» Exercise directions:
With pictures left out, extract every line between the start of the records below and the line holding "90.1, 90.9]", inclusive.

# START OF Task inputs

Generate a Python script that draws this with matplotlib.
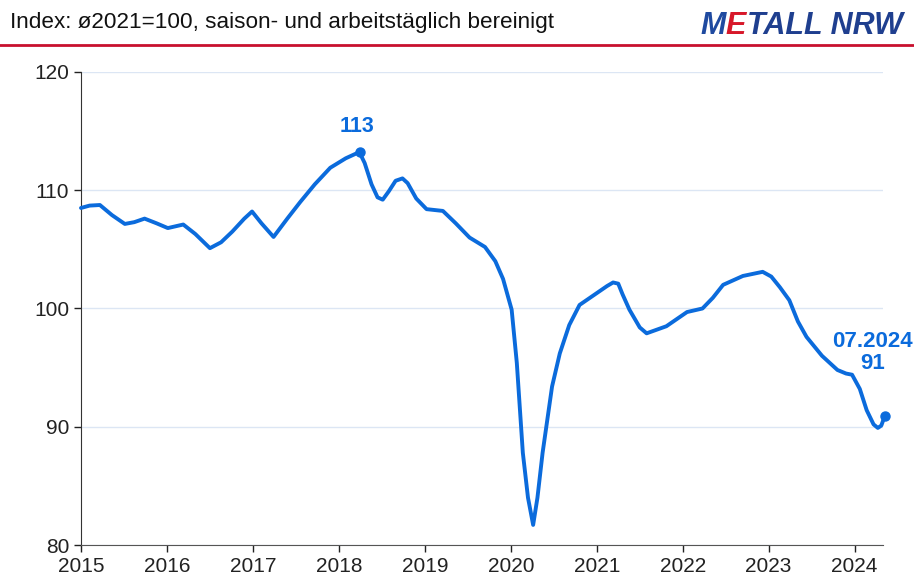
import matplotlib.pyplot as plt

plt.rcParams['font.family'] = ['Liberation Sans', 'DejaVu Sans']

# time axis in decimal years, index values
years = [2015.00, 2015.10, 2015.22, 2015.36, 2015.51, 2015.62, 2015.74, 2015.88,
         2016.01, 2016.19, 2016.33, 2016.50, 2016.63, 2016.76, 2016.90, 2016.99,
         2017.10, 2017.24, 2017.40, 2017.55, 2017.72, 2017.90, 2018.08, 2018.20,
         2018.24, 2018.30, 2018.38, 2018.45, 2018.51, 2018.58, 2018.66, 2018.74,
         2018.80, 2018.90, 2019.02, 2019.21, 2019.36, 2019.52, 2019.70, 2019.82,
         2019.91, 2020.01, 2020.07, 2020.14, 2020.20, 2020.26, 2020.31, 2020.37,
         2020.48, 2020.57, 2020.68, 2020.80, 2021.00, 2021.12, 2021.19, 2021.25,
         2021.30, 2021.38, 2021.50, 2021.58, 2021.81, 2022.05, 2022.23, 2022.35,
         2022.47, 2022.70, 2022.93, 2023.03, 2023.13, 2023.24, 2023.34, 2023.44,
         2023.62, 2023.80, 2023.90, 2023.97, 2024.06, 2024.14, 2024.22, 2024.27,
         2024.31, 2024.35]
values = [108.5, 108.7, 108.75, 107.9, 107.15, 107.3, 107.6, 107.2,
          106.8, 107.1, 106.3, 105.1, 105.6, 106.5, 107.6, 108.2,
          107.2, 106.05, 107.6, 109.0, 110.5, 111.9, 112.7, 113.1,
          113.2, 112.3, 110.5, 109.4, 109.2, 109.9, 110.8, 111.0,
          110.6, 109.3, 108.4, 108.25, 107.2, 106.0, 105.2, 104.0,
          102.5, 99.9, 95.4, 87.8, 84.0, 81.7, 84.0, 87.8,
          93.4, 96.2, 98.6, 100.3, 101.3, 101.9, 102.2, 102.1,
          101.2, 99.9, 98.4, 97.9, 98.5, 99.7, 100.0, 100.9,
          102.0, 102.75, 103.1, 102.7, 101.8, 100.7, 98.9, 97.6,
          96.0, 94.8, 94.5, 94.4, 93.2, 91.4, 90.2, 89.9,
          90.1, 90.9]

year_ticks = list(range(2015, 2025))
value_ticks = [80, 90, 100, 110, 120]

peak_label = "113"
last_label = "07.2024\n91"

blue = "#0b6bdc"

fig = plt.figure(figsize=(9.14, 5.79), dpi=100)
ax = fig.add_axes([0.0886, 0.0587, 0.8775, 0.817])

ax.plot(years, values, color=blue, lw=2.8, solid_capstyle="round",
        solid_joinstyle="round", zorder=3, clip_on=False)

ipk = values.index(max(values))
ax.plot(years[ipk], values[ipk], "o", color=blue, ms=6.5, zorder=4)
ax.plot(years[-1], values[-1], "o", color=blue, ms=6.5, zorder=4, clip_on=False)
ax.annotate(peak_label, (years[ipk], values[ipk]), xytext=(-2, 11),
            textcoords="offset points", ha="center", va="bottom",
            fontsize=15.5, fontweight="bold", color=blue)
ax.annotate(last_label, (years[-1], values[-1]), xytext=(-9, 30),
            textcoords="offset points", ha="center", va="bottom",
            fontsize=16, fontweight="bold", color=blue, linespacing=1.1,
            annotation_clip=False)

ax.set_xlim(2015, 2024.33)
ax.set_ylim(80, 120)
ax.set_xticks(year_ticks)
ax.set_yticks(value_ticks)
ax.tick_params(labelsize=15, colors="#222222", length=5, width=1)
ax.grid(axis="y", color="#dce6f4", lw=1)
ax.set_axisbelow(True)
for s in ["top", "right"]:
    ax.spines[s].set_visible(False)
ax.spines["left"].set_color("#333333")
ax.spines["bottom"].set_color("#555555")

# header
fig.text(0.011, 0.962, "Index: ø2021=100, saison- und arbeitstäglich bereinigt",
         fontsize=16.2, color="#111111", va="center", ha="left")
fig.add_artist(plt.Line2D([0, 1], [0.922, 0.922], color="#c8102e", lw=2,
                          transform=fig.transFigure))

# logo: place the pieces one after another
logo = dict(fontsize=22, fontweight="bold", fontstyle="italic", va="center")
r = fig.canvas.get_renderer()
x0 = 700 / 914
for part, col in [("M", "#1f4aa0"), ("E", "#d7182a"), ("TALL NRW", "#1f3f8f")]:
    t = fig.text(x0, 0.955, part, color=col, **logo)
    w = t.get_window_extent(r).width
    x0 += (w + 0.5) / 914

fig.savefig("out.png", dpi=100)
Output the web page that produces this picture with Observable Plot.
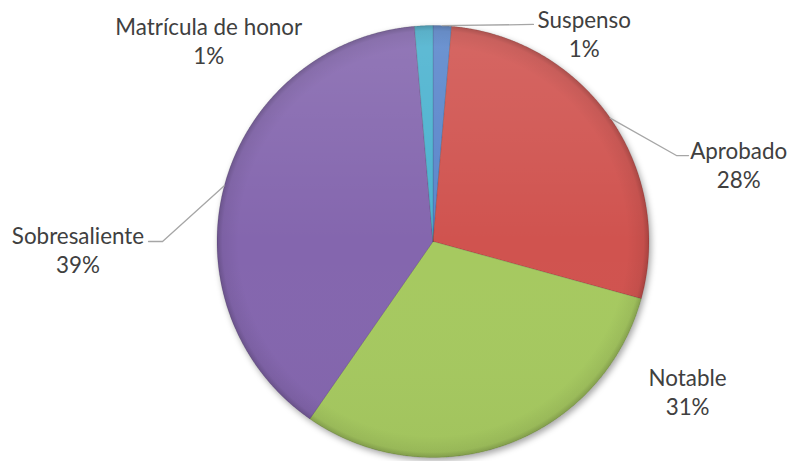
<!DOCTYPE html>
<html><head><meta charset="utf-8">
<script src="https://cdn.jsdelivr.net/npm/d3@7"></script>
<script src="https://cdn.jsdelivr.net/npm/@observablehq/plot@0.6"></script>
<style>html,body{margin:0;padding:0;background:#fff} svg{display:block}</style>
</head><body><div id="chart"></div>
<script>
// ---- data ----
const categories = ["Suspenso", "Aprobado", "Notable", "Sobresaliente", "Matrícula de honor"];
const values = [1.37, 27.9, 30.4, 38.97, 1.37];
const percentLabels = ["1%", "28%", "31%", "39%", "1%"];

// ---- styles / layout ----
const colors = ["#5a86cb", "#d0534f", "#a6c961", "#8466ae", "#4cb2cf"];
const W = 794, H = 461, CX = 432.5, CY = 241, R = 216;
// label block centre, polar: angle (deg clockwise from 12 o'clock), distance in pie radii
const labelPolar = [[35.95, 1.193], [75.73, 1.46], [120.43, 1.367], [268.82, 1.644], [311.86, 1.394]];
// leader line extra points (in pie-radius units, after the slice mid-edge point)
const leaderPath = {
  "Suspenso": [[0.465, 1.005]],
  "Aprobado": [[1.127, 0.398], [1.183, 0.398]],
  "Sobresaliente": [[-1.252, 0.0], [-1.317, 0.0]]
};

const arcs = d3.pie().sort(null).value(d => d)(values);

const slicePts = [];
arcs.forEach((a, i) => {
  const cat = categories[i];
  slicePts.push({cat, x: 0, y: 0});
  const n = Math.max(4, Math.ceil((a.endAngle - a.startAngle) / 0.005));
  for (let k = 0; k <= n; k++) {
    const t = a.startAngle + (a.endAngle - a.startAngle) * k / n;
    slicePts.push({cat, x: Math.sin(t), y: Math.cos(t)});
  }
  slicePts.push({cat, x: 0, y: 0});
});

const circlePts = d3.range(0, 361).map(d => ({x: Math.sin(d * Math.PI / 180), y: Math.cos(d * Math.PI / 180)}));

const leaderPts = [];
arcs.forEach((a, i) => {
  const cat = categories[i];
  if (!leaderPath[cat]) return;
  const m = (a.startAngle + a.endAngle) / 2;
  leaderPts.push({cat, x: Math.sin(m), y: Math.cos(m)});
  leaderPath[cat].forEach(([x, y]) => leaderPts.push({cat, x, y}));
});

const labels = categories.map((c, i) => {
  const [ang, r] = labelPolar[i];
  const t = ang * Math.PI / 180;
  return {cat: c, text: c + "\n" + percentLabels[i], x: r * Math.sin(t), y: r * Math.cos(t)};
});

const plot = Plot.plot({
  width: W, height: H,
  margin: 0,
  style: {background: "#fff", overflow: "visible"},
  x: {domain: [-CX / R, (W - CX) / R], range: [0, W], axis: null},
  y: {domain: [-(H - CY) / R, CY / R], range: [H, 0], axis: null},
  color: {domain: categories, range: colors},
  marks: [
    Plot.line(slicePts, {x: "x", y: "y", z: "cat", fill: "cat", stroke: "rgba(0,0,0,0.12)", strokeWidth: 1, curve: "linear"}),
    Plot.line(circlePts, {x: "x", y: "y", fill: "url(#shine)", stroke: "none"}),
    Plot.line(circlePts, {x: "x", y: "y", fill: "url(#rim)", stroke: "none"}),
    Plot.line(leaderPts, {x: "x", y: "y", z: "cat", stroke: "#a6a6a6", strokeWidth: 1.3}),
    Plot.text(labels, {x: "x", y: "y", text: "text", fontSize: 22.4, lineHeight: 29 / 22.4, fill: "#404040", fontFamily: "Lato, 'Open Sans', sans-serif"})
  ]
});

const svg = d3.select(plot);
const defs = svg.insert("defs", ":first-child");
const rg = defs.append("radialGradient").attr("id", "rim").attr("cx", "50%").attr("cy", "50%").attr("r", "50%");
rg.append("stop").attr("offset", "0.90").attr("stop-color", "#000").attr("stop-opacity", 0);
rg.append("stop").attr("offset", "0.975").attr("stop-color", "#000").attr("stop-opacity", 0.06);
rg.append("stop").attr("offset", "1").attr("stop-color", "#000").attr("stop-opacity", 0.2);
const lg = defs.append("linearGradient").attr("id", "shine").attr("x1", "0").attr("y1", "0").attr("x2", "0").attr("y2", "1");
lg.append("stop").attr("offset", "0").attr("stop-color", "#fff").attr("stop-opacity", 0.12);
lg.append("stop").attr("offset", "0.5").attr("stop-color", "#fff").attr("stop-opacity", 0.0);
lg.append("stop").attr("offset", "1").attr("stop-color", "#000").attr("stop-opacity", 0.03);
const f = defs.append("filter").attr("id", "shadow").attr("x", "-10%").attr("y", "-10%").attr("width", "130%").attr("height", "130%");
f.append("feDropShadow").attr("dx", 2).attr("dy", 3).attr("stdDeviation", 3).attr("flood-color", "#000").attr("flood-opacity", 0.35);
svg.select('g[aria-label="line"]').attr("filter", "url(#shadow)");

document.getElementById("chart").appendChild(plot);
</script>
</body></html>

# END OF Task inputs

» Written answer:
Generate a Python script that draws this with matplotlib.
import matplotlib.pyplot as plt

plt.rcParams['font.family'] = ['Liberation Sans', 'DejaVu Sans']

# time axis in decimal years, index values
years = [2015.00, 2015.10, 2015.22, 2015.36, 2015.51, 2015.62, 2015.74, 2015.88,
         2016.01, 2016.19, 2016.33, 2016.50, 2016.63, 2016.76, 2016.90, 2016.99,
         2017.10, 2017.24, 2017.40, 2017.55, 2017.72, 2017.90, 2018.08, 2018.20,
         2018.24, 2018.30, 2018.38, 2018.45, 2018.51, 2018.58, 2018.66, 2018.74,
         2018.80, 2018.90, 2019.02, 2019.21, 2019.36, 2019.52, 2019.70, 2019.82,
         2019.91, 2020.01, 2020.07, 2020.14, 2020.20, 2020.26, 2020.31, 2020.37,
         2020.48, 2020.57, 2020.68, 2020.80, 2021.00, 2021.12, 2021.19, 2021.25,
         2021.30, 2021.38, 2021.50, 2021.58, 2021.81, 2022.05, 2022.23, 2022.35,
         2022.47, 2022.70, 2022.93, 2023.03, 2023.13, 2023.24, 2023.34, 2023.44,
         2023.62, 2023.80, 2023.90, 2023.97, 2024.06, 2024.14, 2024.22, 2024.27,
         2024.31, 2024.35]
values = [108.5, 108.7, 108.75, 107.9, 107.15, 107.3, 107.6, 107.2,
          106.8, 107.1, 106.3, 105.1, 105.6, 106.5, 107.6, 108.2,
          107.2, 106.05, 107.6, 109.0, 110.5, 111.9, 112.7, 113.1,
          113.2, 112.3, 110.5, 109.4, 109.2, 109.9, 110.8, 111.0,
          110.6, 109.3, 108.4, 108.25, 107.2, 106.0, 105.2, 104.0,
          102.5, 99.9, 95.4, 87.8, 84.0, 81.7, 84.0, 87.8,
          93.4, 96.2, 98.6, 100.3, 101.3, 101.9, 102.2, 102.1,
          101.2, 99.9, 98.4, 97.9, 98.5, 99.7, 100.0, 100.9,
          102.0, 102.75, 103.1, 102.7, 101.8, 100.7, 98.9, 97.6,
          96.0, 94.8, 94.5, 94.4, 93.2, 91.4, 90.2, 89.9,
          90.1, 90.9]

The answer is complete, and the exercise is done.